Exercise task: Starting at the line containing "Emit a Python" and ending at the line containing "fig = plt.figure(figsize=(9.61, 5.67), dpi=100)", reproduce each line exactly as written, with both end lines included and all pictures omitted.
----------------------------------------
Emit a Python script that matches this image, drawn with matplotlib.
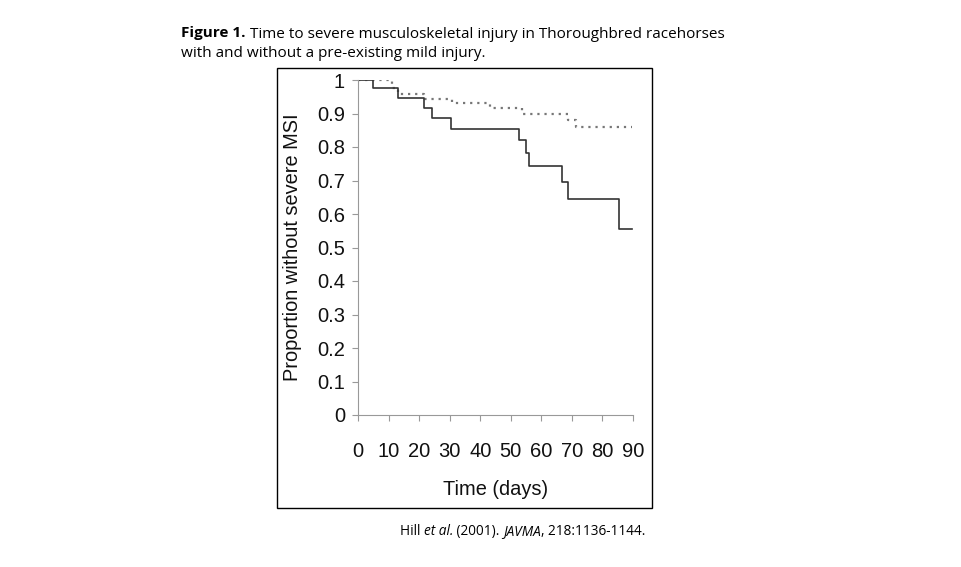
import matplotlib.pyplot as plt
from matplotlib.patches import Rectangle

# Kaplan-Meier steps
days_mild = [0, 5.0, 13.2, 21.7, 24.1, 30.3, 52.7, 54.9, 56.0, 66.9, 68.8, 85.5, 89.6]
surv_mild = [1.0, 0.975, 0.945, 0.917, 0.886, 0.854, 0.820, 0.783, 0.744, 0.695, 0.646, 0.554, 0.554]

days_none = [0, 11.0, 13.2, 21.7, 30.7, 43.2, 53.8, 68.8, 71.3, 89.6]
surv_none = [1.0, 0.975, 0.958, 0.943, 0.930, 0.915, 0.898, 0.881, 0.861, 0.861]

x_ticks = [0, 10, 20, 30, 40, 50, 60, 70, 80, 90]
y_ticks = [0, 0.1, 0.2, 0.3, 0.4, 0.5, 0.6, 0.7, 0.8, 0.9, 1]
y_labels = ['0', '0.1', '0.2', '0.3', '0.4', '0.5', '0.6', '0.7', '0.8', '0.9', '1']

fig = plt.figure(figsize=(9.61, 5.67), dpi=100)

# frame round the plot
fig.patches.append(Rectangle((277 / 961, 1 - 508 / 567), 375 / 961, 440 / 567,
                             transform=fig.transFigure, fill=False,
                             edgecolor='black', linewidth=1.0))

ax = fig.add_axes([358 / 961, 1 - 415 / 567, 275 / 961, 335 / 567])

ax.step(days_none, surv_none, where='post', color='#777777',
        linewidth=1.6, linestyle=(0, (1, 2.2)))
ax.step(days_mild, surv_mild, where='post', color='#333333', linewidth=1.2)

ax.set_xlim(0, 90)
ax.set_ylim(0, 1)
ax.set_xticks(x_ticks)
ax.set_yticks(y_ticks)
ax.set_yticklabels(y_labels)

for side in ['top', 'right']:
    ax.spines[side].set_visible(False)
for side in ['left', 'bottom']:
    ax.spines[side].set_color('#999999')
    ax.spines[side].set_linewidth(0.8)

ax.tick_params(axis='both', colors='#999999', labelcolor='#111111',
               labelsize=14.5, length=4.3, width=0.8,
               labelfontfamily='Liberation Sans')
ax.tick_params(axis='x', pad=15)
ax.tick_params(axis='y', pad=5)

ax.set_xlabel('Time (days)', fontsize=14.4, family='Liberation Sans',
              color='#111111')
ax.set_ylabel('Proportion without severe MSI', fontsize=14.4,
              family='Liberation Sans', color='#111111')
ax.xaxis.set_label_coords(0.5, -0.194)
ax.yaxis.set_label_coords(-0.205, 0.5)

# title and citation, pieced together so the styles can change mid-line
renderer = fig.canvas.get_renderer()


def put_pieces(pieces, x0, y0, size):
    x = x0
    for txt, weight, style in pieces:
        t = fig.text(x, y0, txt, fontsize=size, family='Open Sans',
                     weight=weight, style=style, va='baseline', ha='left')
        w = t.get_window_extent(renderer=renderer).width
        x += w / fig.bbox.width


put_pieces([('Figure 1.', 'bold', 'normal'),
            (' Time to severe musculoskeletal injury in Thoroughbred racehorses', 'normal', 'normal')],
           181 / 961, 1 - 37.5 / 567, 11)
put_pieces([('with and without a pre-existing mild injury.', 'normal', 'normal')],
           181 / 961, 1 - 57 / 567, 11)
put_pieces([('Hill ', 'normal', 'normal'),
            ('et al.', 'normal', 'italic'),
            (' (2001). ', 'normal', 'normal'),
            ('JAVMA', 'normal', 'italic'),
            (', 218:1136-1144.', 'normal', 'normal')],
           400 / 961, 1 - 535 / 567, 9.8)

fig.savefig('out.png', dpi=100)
----------------------------------------
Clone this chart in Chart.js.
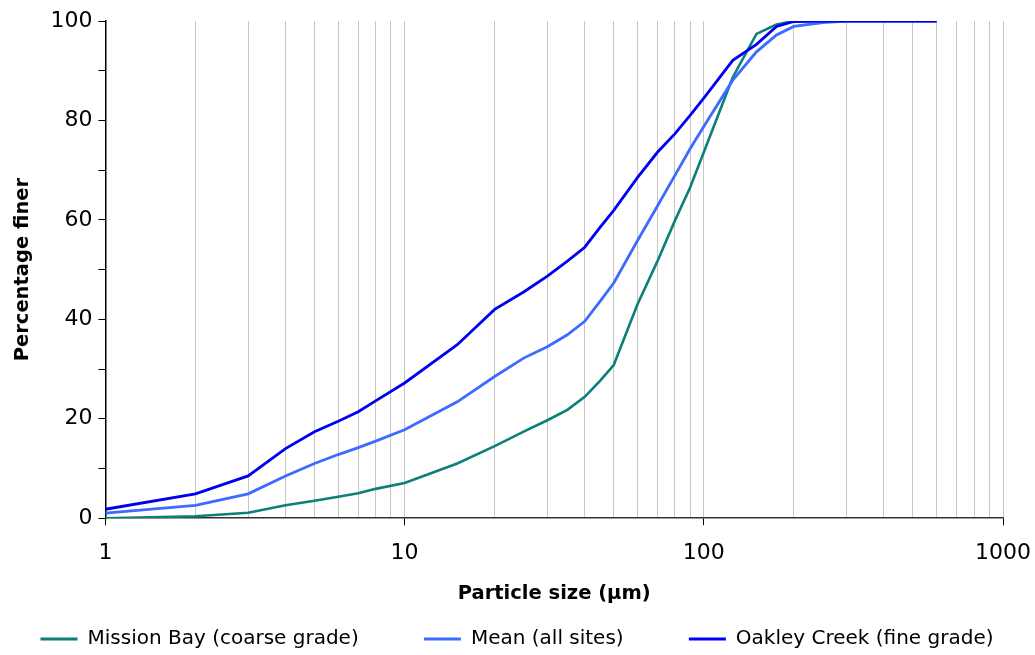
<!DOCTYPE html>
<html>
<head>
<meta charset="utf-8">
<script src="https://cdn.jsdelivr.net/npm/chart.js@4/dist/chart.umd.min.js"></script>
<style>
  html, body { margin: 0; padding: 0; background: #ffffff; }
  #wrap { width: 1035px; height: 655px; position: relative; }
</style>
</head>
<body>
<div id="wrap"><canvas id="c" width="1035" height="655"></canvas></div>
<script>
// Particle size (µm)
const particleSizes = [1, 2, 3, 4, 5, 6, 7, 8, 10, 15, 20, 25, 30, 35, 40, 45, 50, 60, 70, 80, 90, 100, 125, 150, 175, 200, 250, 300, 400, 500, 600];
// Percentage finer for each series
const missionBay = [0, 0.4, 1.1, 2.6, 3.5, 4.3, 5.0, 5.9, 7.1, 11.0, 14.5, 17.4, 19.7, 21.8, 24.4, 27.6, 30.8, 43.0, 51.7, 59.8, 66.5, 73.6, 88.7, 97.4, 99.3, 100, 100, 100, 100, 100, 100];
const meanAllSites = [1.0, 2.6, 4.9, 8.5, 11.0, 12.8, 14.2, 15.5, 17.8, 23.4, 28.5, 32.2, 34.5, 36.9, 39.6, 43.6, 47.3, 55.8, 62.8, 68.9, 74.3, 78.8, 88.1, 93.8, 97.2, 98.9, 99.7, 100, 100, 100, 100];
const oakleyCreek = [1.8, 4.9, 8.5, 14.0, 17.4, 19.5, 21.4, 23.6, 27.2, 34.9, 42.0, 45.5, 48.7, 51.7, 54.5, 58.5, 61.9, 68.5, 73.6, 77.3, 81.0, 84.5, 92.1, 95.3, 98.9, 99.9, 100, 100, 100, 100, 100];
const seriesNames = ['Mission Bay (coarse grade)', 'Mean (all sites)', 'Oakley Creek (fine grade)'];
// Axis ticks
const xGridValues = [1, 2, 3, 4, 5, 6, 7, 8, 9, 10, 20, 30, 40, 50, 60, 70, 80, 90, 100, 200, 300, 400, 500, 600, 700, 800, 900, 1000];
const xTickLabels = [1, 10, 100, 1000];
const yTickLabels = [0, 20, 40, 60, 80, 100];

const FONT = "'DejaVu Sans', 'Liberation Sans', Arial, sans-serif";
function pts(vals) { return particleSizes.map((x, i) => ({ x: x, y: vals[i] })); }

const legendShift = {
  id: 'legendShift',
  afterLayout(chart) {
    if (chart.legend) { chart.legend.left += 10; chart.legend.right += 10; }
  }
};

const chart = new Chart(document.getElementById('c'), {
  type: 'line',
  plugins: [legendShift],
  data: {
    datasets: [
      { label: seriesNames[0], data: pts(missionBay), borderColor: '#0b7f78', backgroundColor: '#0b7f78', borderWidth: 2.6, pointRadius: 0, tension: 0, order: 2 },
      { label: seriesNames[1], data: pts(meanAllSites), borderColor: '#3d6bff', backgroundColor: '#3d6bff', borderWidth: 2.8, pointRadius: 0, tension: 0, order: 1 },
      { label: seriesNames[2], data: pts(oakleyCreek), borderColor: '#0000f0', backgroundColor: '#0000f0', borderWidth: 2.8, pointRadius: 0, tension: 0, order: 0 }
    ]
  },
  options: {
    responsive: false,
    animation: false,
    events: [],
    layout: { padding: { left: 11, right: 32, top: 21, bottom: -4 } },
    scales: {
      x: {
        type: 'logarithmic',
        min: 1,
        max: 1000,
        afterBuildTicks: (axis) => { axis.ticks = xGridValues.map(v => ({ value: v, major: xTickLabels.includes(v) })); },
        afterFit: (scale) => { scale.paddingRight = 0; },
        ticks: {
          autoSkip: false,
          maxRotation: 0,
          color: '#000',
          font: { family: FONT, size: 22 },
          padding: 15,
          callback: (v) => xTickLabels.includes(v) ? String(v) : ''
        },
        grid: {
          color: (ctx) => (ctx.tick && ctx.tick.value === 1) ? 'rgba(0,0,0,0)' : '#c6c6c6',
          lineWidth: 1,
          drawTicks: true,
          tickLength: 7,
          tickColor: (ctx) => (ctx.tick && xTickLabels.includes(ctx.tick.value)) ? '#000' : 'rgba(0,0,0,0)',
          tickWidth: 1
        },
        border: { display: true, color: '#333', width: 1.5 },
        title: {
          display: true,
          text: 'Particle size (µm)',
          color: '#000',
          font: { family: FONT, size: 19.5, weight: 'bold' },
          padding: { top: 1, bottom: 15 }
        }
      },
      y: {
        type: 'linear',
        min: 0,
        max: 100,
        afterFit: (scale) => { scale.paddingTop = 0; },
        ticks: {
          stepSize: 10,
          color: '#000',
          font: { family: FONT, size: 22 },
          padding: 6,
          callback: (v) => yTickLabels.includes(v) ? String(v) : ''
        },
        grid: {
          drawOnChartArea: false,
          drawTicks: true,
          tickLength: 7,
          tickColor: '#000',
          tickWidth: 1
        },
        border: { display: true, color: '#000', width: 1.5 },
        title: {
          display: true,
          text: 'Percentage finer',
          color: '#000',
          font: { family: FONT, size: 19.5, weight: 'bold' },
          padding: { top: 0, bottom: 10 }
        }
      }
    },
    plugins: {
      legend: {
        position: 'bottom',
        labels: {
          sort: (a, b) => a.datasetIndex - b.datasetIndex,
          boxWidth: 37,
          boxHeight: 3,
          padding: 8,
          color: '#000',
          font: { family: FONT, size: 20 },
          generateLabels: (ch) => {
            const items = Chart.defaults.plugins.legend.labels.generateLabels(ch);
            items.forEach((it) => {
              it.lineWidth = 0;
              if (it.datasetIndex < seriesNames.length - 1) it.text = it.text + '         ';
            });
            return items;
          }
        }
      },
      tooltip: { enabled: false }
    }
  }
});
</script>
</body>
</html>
----------------------------------------
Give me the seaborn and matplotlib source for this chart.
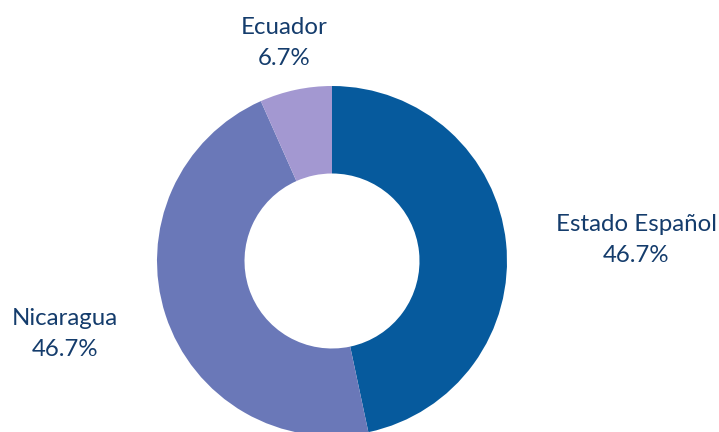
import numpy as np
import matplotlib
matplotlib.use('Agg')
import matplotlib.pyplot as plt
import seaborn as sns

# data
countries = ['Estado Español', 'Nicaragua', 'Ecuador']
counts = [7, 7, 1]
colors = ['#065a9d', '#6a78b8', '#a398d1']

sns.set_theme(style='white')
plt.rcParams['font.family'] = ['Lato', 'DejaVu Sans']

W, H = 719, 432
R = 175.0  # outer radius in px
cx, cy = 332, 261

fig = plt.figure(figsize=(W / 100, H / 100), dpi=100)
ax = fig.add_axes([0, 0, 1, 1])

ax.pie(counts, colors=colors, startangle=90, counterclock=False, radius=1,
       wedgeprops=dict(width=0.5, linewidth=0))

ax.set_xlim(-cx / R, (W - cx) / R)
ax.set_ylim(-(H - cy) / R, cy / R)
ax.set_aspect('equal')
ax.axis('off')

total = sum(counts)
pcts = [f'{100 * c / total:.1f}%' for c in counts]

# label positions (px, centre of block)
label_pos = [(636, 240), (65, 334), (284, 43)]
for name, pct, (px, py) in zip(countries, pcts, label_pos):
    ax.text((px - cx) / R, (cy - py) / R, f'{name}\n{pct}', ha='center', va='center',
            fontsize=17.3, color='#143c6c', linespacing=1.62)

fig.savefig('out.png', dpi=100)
----------------------------------------
Final answer:
Emit a Python script that matches this image, drawn with matplotlib.
import matplotlib.pyplot as plt
from matplotlib.patches import Rectangle

# Kaplan-Meier steps
days_mild = [0, 5.0, 13.2, 21.7, 24.1, 30.3, 52.7, 54.9, 56.0, 66.9, 68.8, 85.5, 89.6]
surv_mild = [1.0, 0.975, 0.945, 0.917, 0.886, 0.854, 0.820, 0.783, 0.744, 0.695, 0.646, 0.554, 0.554]

days_none = [0, 11.0, 13.2, 21.7, 30.7, 43.2, 53.8, 68.8, 71.3, 89.6]
surv_none = [1.0, 0.975, 0.958, 0.943, 0.930, 0.915, 0.898, 0.881, 0.861, 0.861]

x_ticks = [0, 10, 20, 30, 40, 50, 60, 70, 80, 90]
y_ticks = [0, 0.1, 0.2, 0.3, 0.4, 0.5, 0.6, 0.7, 0.8, 0.9, 1]
y_labels = ['0', '0.1', '0.2', '0.3', '0.4', '0.5', '0.6', '0.7', '0.8', '0.9', '1']

fig = plt.figure(figsize=(9.61, 5.67), dpi=100)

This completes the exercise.